Historically, when governments were hard pressed to pay workers and suppliers they resorted to printing money, resulting in inflation rates that peaked at several thousand per cent in the late 1980s.

Argentina's chronic hyperinflation was eventually vanquished with the introduction of the currency board in 1991, which mandated that every peso in circulation be backed by a dollar in reserve.

With the printing press off limits to politicians, it was thought the government would have little option but to impose fiscal discipline.

But a boom in foreign investment during the 1990s allowed successive administrations to finance budget gaps by issuing international bonds instead, with the result that the country accounts for nearly a quarter of emerging market bonds outstanding.

Today, with credit cut off, several provinces are again starting the presses rolling to pay workers and suppliers. Workers, in turn, fret that the new bonds could be virtually worthless. With the introduction of the Patacon just days away, there is widespread confusion about just what they will be useful for.

In theory, the bonds will pay 7% interest and be redeemable in a year. But in practice, Carlos Ruckauf, the governor of Buenos Aires province, knows he must make them widely acceptable as a currency if he is to prevent them from quickly falling below par. Such a fall could prove fatal to his long-held presidential aspirations.

"His popularity is at stake," said Federico Thomsen, an economist at ING Barings in Buenos Aires. "If he can make it widely acceptable, people will be slightly inconvenienced but at least not hurt. But if each bond was 50 cents to the peso, people would not feel kindly towards him."
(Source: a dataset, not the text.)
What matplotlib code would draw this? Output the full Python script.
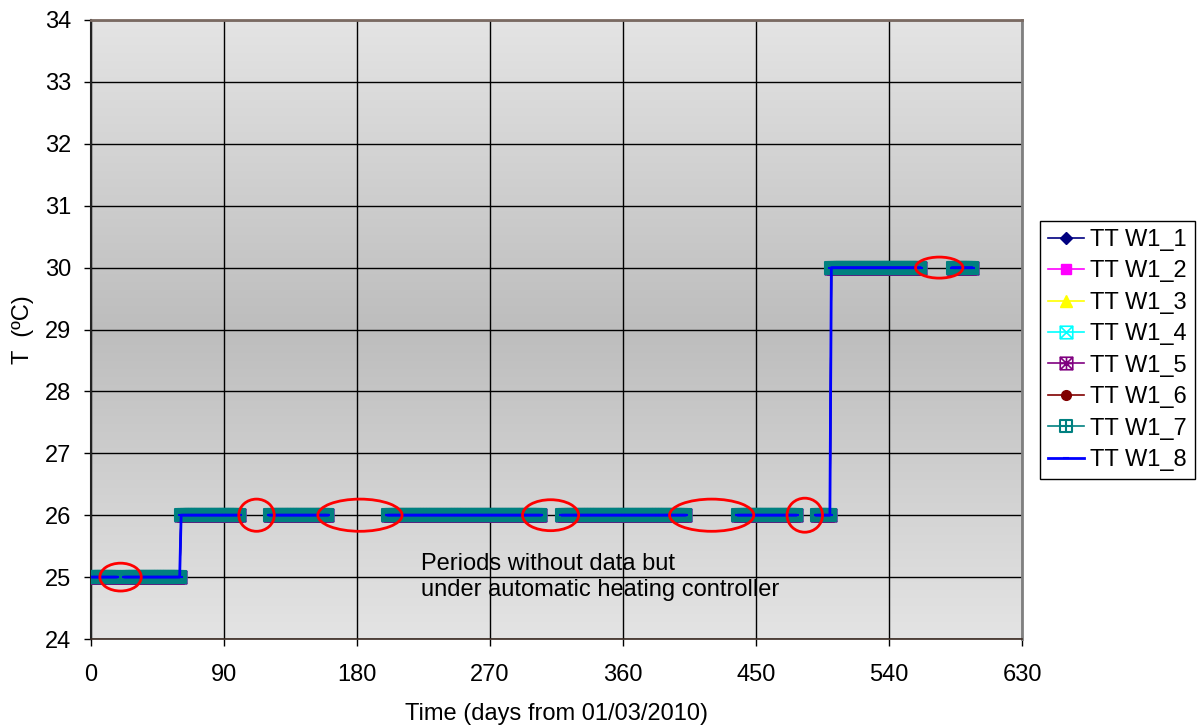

The new currency will be accepted by both the provincial and federal governments to settle tax obligations.

Water utilities such as Azurix and Aguas Argentinas have also agreed to take Patacones, as have the foreign-owned telephone companies Telefonica and Telecom Argentina.

The big surprise is that McDonald's, the fast-food chain, will accept the currency in exchange for its new "Patacombo" - two cheeseburgers, fries and a drink.

The news caused laughter among emerging market debt traders on Wall Street when it was reported by Bloomberg News. But the Patacombo also gave economists useful chance to calculate the real value of the currency.

Because of its ubiquity around the world, the Big Mac has long been used by economists to calculate the real value of national currencies.

Using such "burgernomics", economists at Merrill Lynch found that the true value of a Patacon, at least to McDonald's, is between 67 and 78 cents of a dollar.

Many books have been written on how Argentina, once the seventh-richest country in the world, could have degenerated into the global economic basket case it is today. But the potential subsistence of Buenos Aires' teachers, bureaucrats and policemen upon a diet of McDonalds' must surely be one of the stranger effects of the country's latest crisis. Financial Times

http://www.bday.co.za/bday/content/direct/1,3523,911461-6078-0,00.html



-- Martin Thompson (mthom1927@aol.com), August 20, 2001

Answers

Sounds like a return to 1,000% inflation is just around the corner.